Whales aren’t the only animals that can suffer from colliding with vehicles. In the United States alone, an estimated one million vertebrates are killed every single day thanks to unfortunate encounters with cars, trucks, buses, and other vehicles on our streets and highways. When the animals-turned-roadkill are larger, like deer and other ungulates, those collisions also cost quite a bit of money. The 1-2 million large animals that get hit by cars each year in the US result in $8.4 billion in damages. The cost isn’t all monetary, though. Some five percent of wildlife-vehicle collisions (WVCs) result in human injuries, and around 200 people die each year either directly from collisions, or from complications arising from their injuries. For Utah State University Daniel D. Olson and colleagues, these statistics mean that “there is a current, critical need for accurate and standardized WVC data, because these are the foundation for mitigation projects that protect both motorists and wildlife.”

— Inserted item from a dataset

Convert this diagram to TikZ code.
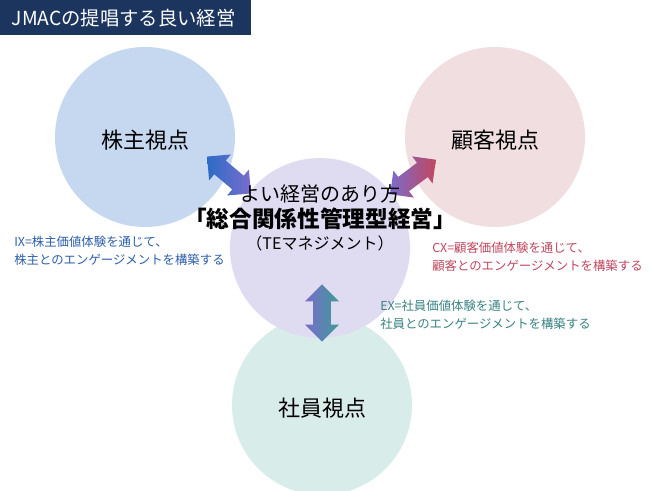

As is usually the case, there are limited resources to fund measures designed mitigate WVCs, like “exclusionary fencing” around roads, or wildlife overpasses or underpasses. The more data we have on where and when WVCs are most likely to occur, the more thoughtfully those mitigation measures can be deployed.

WVC data have been collected by ecologists and land managers for nearly 100 years, and over the course of the last century the technology for doing so has not changed one bit: pen and paper. But the last decade began to see some innovation. WVC logging software was designed for personal digital assistants (remember those?), but since they weren’t connected to the Internet, large data files still had to be manually transferred. Another entrepreneur designed a camera that could be outfitted to vehicle dashboards. While that allowed at least for photographic species identification, data still required manual transfer. In the last few years, some states have created web portals through which drivers can enter information and photos, but users still need an internet connection to do it (and broadband speeds are limited for mobile devices in rural areas), and spatial data is limited to descriptors like “Highway 345, mile marker 17″ rather than precise GPS coordinates.